Quali siano le condizioni di questa comunione lo ricorda san Paolo ai cristiani di Efeso, richiamandoli all’umiltà, alla dolcezza e alla magnanimità, al farsi carico gli uni degli altri. Alla radice di queste virtù si pone la fede in un solo Dio e Padre e in un solo Signore, la fede consegnata a noi nel battesimo, da cui scaturisce la speranza che fa camminare nella storia con fiducia e mantiene uniti nello spirito. Lo scopo è indicato così dall’apostolo: rendere presente nella storia Cristo in tutta la sua pienezza, per rivelare in lui al mondo la pienezza del divino e la pienezza dell’umano. Perché questa è la missione della Chiesa: mostrare al mondo che la pienezza del desiderio del cuore umano può essere appagata solo dalla persona di Gesù nostro Signore.

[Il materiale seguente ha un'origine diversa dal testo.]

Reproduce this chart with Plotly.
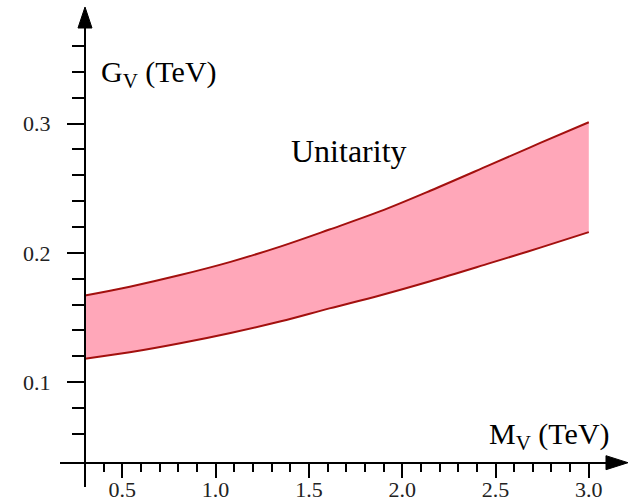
import plotly.graph_objects as go

# ---- data ----
M_V = [0.30, 0.54, 0.81, 1.08, 1.35, 1.61, 1.88, 2.15, 2.47, 2.74, 3.00]
G_upper = [0.167, 0.1738, 0.1828, 0.193, 0.205, 0.218, 0.232, 0.248, 0.268, 0.285, 0.301]
G_lower = [0.118, 0.123, 0.130, 0.138, 0.147, 0.157, 0.167, 0.178, 0.192, 0.204, 0.216]

x_tick_vals = [0.5, 1.0, 1.5, 2.0, 2.5, 3.0]
x_tick_text = ["0.5", "1.0", "1.5", "2.0", "2.5", "3.0"]
x_minor_vals = [0.4, 0.6, 0.7, 0.8, 0.9, 1.1, 1.2, 1.3, 1.4, 1.6, 1.7, 1.8, 1.9,
                2.1, 2.2, 2.3, 2.4, 2.6, 2.7, 2.8, 2.9]
y_tick_vals = [0.1, 0.2, 0.3]
y_tick_text = ["0.1", "0.2", "0.3"]
y_minor_vals = [0.06, 0.08, 0.12, 0.14, 0.16, 0.18, 0.22, 0.24, 0.26, 0.28,
                0.32, 0.34, 0.36]

# ---- layout geometry (pixels) ----
W, H = 635, 501
X0_PX, X_SCALE = 29.0, 186.6        # pixel of M=0, pixels per TeV
Y02_PX, Y_SCALE = 252.8, 1292.5     # pixel of G=0.2, pixels per TeV


def m_of_px(px):
    return (px - X0_PX) / X_SCALE


def g_of_py(py):
    return 0.2 + (Y02_PX - py) / Y_SCALE


x_left_px, x_right_px = 60, 607      # x-axis line extent
y_bottom_px, y_top_px = 487, 27      # y-axis line extent
xaxis_py = 462.7
yaxis_px = 85

FONT = "Liberation Serif"
LINE_COL = "#a3100e"
FILL_COL = "#ffa7b9"

fig = go.Figure()
fig.add_trace(go.Scatter(x=M_V, y=G_lower, mode="lines",
                         line=dict(color=LINE_COL, width=2, shape="spline"),
                         showlegend=False, hoverinfo="skip"))
fig.add_trace(go.Scatter(x=M_V, y=G_upper, mode="lines", fill="tonexty",
                         fillcolor=FILL_COL,
                         line=dict(color=LINE_COL, width=2, shape="spline"),
                         showlegend=False, hoverinfo="skip"))

fig.update_layout(
    width=W, height=H,
    margin=dict(l=0, r=0, t=0, b=0, pad=0, autoexpand=False),
    paper_bgcolor="white", plot_bgcolor="white",
    font=dict(family=FONT, color="black"),
    xaxis=dict(
        domain=[x_left_px / W, x_right_px / W],
        range=[m_of_px(x_left_px), m_of_px(x_right_px)],
        anchor="free", position=1 - xaxis_py / H, automargin=False,
        showline=True, linecolor="black", linewidth=2,
        showgrid=False, zeroline=False,
        tickmode="array", tickvals=x_tick_vals, ticktext=x_tick_text,
        ticks="outside", ticklen=14, tickwidth=2, tickcolor="black",
        ticklabelstandoff=-7,
        tickfont=dict(family=FONT, size=22, color="#222"),
        minor=dict(tickmode="array", tickvals=x_minor_vals, ticks="outside",
                   ticklen=8, tickwidth=2, tickcolor="black", showgrid=False),
    ),
    yaxis=dict(
        domain=[1 - y_bottom_px / H, 1 - y_top_px / H],
        range=[g_of_py(y_bottom_px), g_of_py(y_top_px)],
        anchor="free", position=yaxis_px / W, automargin=False,
        showline=True, linecolor="black", linewidth=2,
        showgrid=False, zeroline=False,
        tickmode="array", tickvals=y_tick_vals, ticktext=y_tick_text,
        ticks="outside", ticklen=17, tickwidth=2, tickcolor="black",
        ticklabelstandoff=12,
        tickfont=dict(family=FONT, size=22, color="#222"),
        minor=dict(tickmode="array", tickvals=y_minor_vals, ticks="outside",
                   ticklen=12, tickwidth=2, tickcolor="black", showgrid=False),
    ),
)


def P(px, py):
    return f"{px / W:.5f},{1 - py / H:.5f}"


# arrow heads
fig.add_shape(type="path", xref="paper", yref="paper",
              path=f"M{P(yaxis_px, 7)} L{P(yaxis_px - 7, 28)} L{P(yaxis_px + 7, 28)} Z",
              fillcolor="black", line=dict(color="black", width=1))
fig.add_shape(type="path", xref="paper", yref="paper",
              path=f"M{P(628, xaxis_py)} L{P(606, xaxis_py - 7)} L{P(606, xaxis_py + 7)} Z",
              fillcolor="black", line=dict(color="black", width=1))

# axis titles and label
fig.add_annotation(xref="paper", yref="paper", x=99 / W, y=1 - 74 / H,
                   xanchor="left", yanchor="middle", showarrow=False,
                   text="G<sub>V</sub> (TeV)", font=dict(family=FONT, size=30))
fig.add_annotation(xref="paper", yref="paper", x=612 / W, y=1 - 436 / H,
                   xanchor="right", yanchor="middle", showarrow=False,
                   text="M<sub>V</sub> (TeV)", font=dict(family=FONT, size=30))
fig.add_annotation(x=m_of_px(349), y=g_of_py(151), showarrow=False,
                   text="Unitarity", font=dict(family=FONT, size=32))

fig.write_html("out.html",
               config={"displayModeBar": False, "staticPlot": True},
               post_script="document.body.style.margin='0';"
                           "document.body.style.overflow='hidden';")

A questo disegno divino deve contribuire ciascun credente. Ci sono alcuni a cui è affidato un ministero con cui porsi al servizio dei fratelli – apostoli, profeti, evangelisti, pastori e maestri (cfr. Ef 4,11) –, ma ogni discepolo di Gesù partecipa all’edificazione della presenza del Signore nella storia. C’è ancora molta strada da fare per superare un’immagine di Chiesa in cui alcuni operano a vantaggio degli altri e molti ricevono senza un reale coinvolgimento. Anche in questo l’esperienza sinodale è essenziale. Ricorro ancora alle parole del Papa: «Una Chiesa del dialogo è una Chiesa sinodale, che si pone insieme in ascolto dello Spirito e di quella voce di Dio che ci raggiunge attraverso il grido dei poveri e della terra» (Discorso al Consiglio nazionale dell’Azione Cattolica Italiana, n. 3). Sono indicazioni che vanno ben oltre le categorie dei cristiani impegnati, oppure, all’altro limite, dei cristiani della soglia. Il Papa è ancora più deciso, ripetendo e precisando: «La Chiesa del dialogo è una Chiesa sinodale, che si pone insieme in ascolto dello Spirito e di quella voce di Dio che ci raggiunge attraverso il grido dei poveri e della terra. In genere, anche i peccatori sono i poveri della terra. In effetti,
quello sinodale non è tanto un piano da programmare e da realizzare, una decisione pastorale da prendere, ma anzitutto uno stile da incarnare» (Ivi).
Ciò non toglie che, in questa connessione di molteplicità e unità, un ruolo fondante sia affidato agli apostoli e ai loro successori, come garanti di verità e di comunione. La dimensione articolata della comunione ecclesiale apre a un’esperienza di fede che evita l’appiattimento dell’uniformità e si rivela invece come il luogo della ricchezza che scaturisce dalla varietà. Occorre però prendere atto che la molteplicità dei doni, dei carismi e dei servizi non decade nella confusione e nel disordine grazie alla funzione del pastore, chiamato a orientare il contributo di tutti verso l’armonia della verità di cui è garante. È questo il ministero del vescovo nella Chiesa, che egli condivide con il presbiterio a lui strettamente unito non come un privilegio di potere, ma come un servizio di legame con le radici apostoliche da cui la Chiesa si muove per mandato del Signore. Questo servizio noi riconosciamo nel ministero esemplare dei santi Zanobi e Antonino per la nostra Chiesa.
Lo riconosciamo nella diffusione e nella difesa della fede che fu opera peculiare di san Zanobi, nella professione della piena uguaglianza delle tre divine persone nell’unico Dio, dell’unica persona di Cristo nell’unità di natura divina e umana, della pertinenza della fede alla storia e quindi della sua capacità di illuminare le scelte degli uomini. A questa ortodossia della fede non potremo mai rinunciare, per fedeltà a Cristo e ai suoi santi.
A sua volta a sant’Antonino dobbiamo un magistero che illuminò il legame della fede alla storia, orientando a comprendere l’evoluzione dell’economia alla luce di criteri evangelici, come pure intervenendo a difesa dei poveri contro i potenti del tempo.
Così i due santi hanno assolto a quel compito di custodia del gregge di Cristo che nel discorso agli anziani di Efeso san Paolo attribuisce ai pastori che lascia a governare le Chiese da lui fondate. Un compito da svolgere nella consapevolezza che la Chiesa non è dei pastori umani ma di Gesù, che ha donato la sua vita per lei, e che questo compito esige la virtù della vigilanza, del discernimento con cui giudicare i tempi alla luce dello Spirito. Un compito per il quale non bastano risorse umane ma occorre il dono della grazia. Per questo il vostro vescovo rinnova l’esortazione a essere da voi affidato «a Dio e alla parola della sua grazia» (At 20,32).